Write out the opening lines of the data word for word, up to and including the line with "from bokeh.resources import INLINE", and leave every picture and every later line out.
___
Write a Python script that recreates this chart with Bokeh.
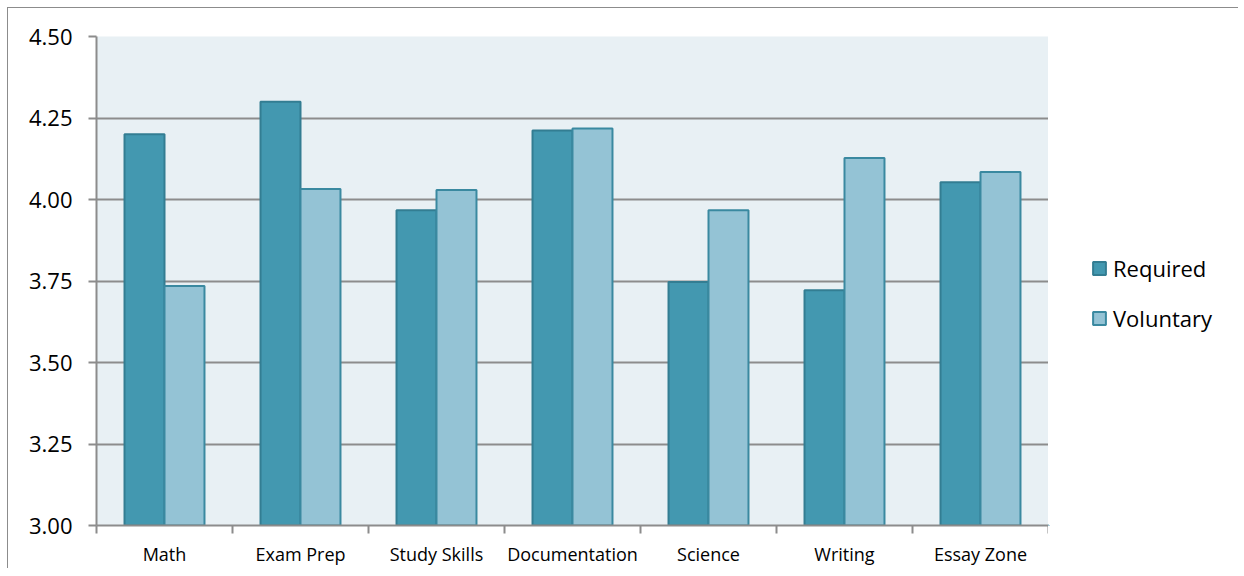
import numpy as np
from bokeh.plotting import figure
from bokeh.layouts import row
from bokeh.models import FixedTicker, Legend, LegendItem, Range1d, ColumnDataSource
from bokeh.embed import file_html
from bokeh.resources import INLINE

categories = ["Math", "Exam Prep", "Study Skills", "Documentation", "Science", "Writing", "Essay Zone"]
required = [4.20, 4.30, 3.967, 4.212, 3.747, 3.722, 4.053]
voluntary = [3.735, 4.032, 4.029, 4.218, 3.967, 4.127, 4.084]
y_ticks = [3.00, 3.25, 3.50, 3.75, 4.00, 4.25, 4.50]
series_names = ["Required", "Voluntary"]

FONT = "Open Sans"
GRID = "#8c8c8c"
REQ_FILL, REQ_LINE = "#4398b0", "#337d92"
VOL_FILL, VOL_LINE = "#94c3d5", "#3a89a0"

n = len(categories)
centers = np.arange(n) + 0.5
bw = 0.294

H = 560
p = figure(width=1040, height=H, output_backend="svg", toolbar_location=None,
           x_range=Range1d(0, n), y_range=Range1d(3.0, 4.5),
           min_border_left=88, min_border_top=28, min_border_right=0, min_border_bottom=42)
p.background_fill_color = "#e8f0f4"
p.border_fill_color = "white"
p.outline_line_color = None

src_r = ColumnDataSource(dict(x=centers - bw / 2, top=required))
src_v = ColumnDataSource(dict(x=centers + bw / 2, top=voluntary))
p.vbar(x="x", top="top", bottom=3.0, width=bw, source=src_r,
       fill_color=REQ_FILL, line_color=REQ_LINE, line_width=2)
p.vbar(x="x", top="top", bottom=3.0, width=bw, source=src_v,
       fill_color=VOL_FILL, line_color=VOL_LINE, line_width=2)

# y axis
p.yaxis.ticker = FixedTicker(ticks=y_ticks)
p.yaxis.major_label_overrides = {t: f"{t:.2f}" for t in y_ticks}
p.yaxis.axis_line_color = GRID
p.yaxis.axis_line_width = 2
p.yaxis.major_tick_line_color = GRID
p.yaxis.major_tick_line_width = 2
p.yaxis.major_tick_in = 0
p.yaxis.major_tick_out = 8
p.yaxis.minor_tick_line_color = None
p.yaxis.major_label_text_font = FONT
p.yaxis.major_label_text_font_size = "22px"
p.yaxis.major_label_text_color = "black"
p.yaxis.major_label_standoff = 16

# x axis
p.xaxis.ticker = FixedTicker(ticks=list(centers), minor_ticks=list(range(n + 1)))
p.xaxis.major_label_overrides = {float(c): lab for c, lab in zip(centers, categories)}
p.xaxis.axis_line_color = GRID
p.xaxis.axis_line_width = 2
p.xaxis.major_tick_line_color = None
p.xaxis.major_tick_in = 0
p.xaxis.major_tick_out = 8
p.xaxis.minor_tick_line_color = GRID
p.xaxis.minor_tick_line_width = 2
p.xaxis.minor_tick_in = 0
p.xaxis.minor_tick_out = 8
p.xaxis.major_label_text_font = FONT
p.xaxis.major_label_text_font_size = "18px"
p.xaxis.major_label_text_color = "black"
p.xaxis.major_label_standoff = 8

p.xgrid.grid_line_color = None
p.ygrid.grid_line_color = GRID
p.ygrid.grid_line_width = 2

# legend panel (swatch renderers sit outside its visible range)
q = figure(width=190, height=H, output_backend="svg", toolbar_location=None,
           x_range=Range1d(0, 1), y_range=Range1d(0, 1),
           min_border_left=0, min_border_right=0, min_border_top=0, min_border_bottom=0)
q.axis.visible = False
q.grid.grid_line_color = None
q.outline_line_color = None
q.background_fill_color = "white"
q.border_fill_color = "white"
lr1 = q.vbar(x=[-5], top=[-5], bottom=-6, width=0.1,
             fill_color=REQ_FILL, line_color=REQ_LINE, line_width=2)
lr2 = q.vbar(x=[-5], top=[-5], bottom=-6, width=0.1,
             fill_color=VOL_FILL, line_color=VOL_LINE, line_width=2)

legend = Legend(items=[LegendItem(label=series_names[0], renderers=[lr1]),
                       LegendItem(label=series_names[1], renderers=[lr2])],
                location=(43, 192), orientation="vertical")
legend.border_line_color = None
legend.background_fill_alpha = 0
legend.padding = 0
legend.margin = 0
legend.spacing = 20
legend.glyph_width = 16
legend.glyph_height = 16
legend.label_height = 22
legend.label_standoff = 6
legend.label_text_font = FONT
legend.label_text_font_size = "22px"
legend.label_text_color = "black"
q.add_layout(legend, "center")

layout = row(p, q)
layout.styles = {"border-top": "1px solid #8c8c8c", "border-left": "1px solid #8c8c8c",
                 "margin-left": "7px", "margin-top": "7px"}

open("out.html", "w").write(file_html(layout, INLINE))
___
_Worked solution_
Write a Python script that recreates this chart with Bokeh.
import numpy as np
from bokeh.plotting import figure
from bokeh.layouts import row
from bokeh.models import FixedTicker, Legend, LegendItem, Range1d, ColumnDataSource
from bokeh.embed import file_html
from bokeh.resources import INLINE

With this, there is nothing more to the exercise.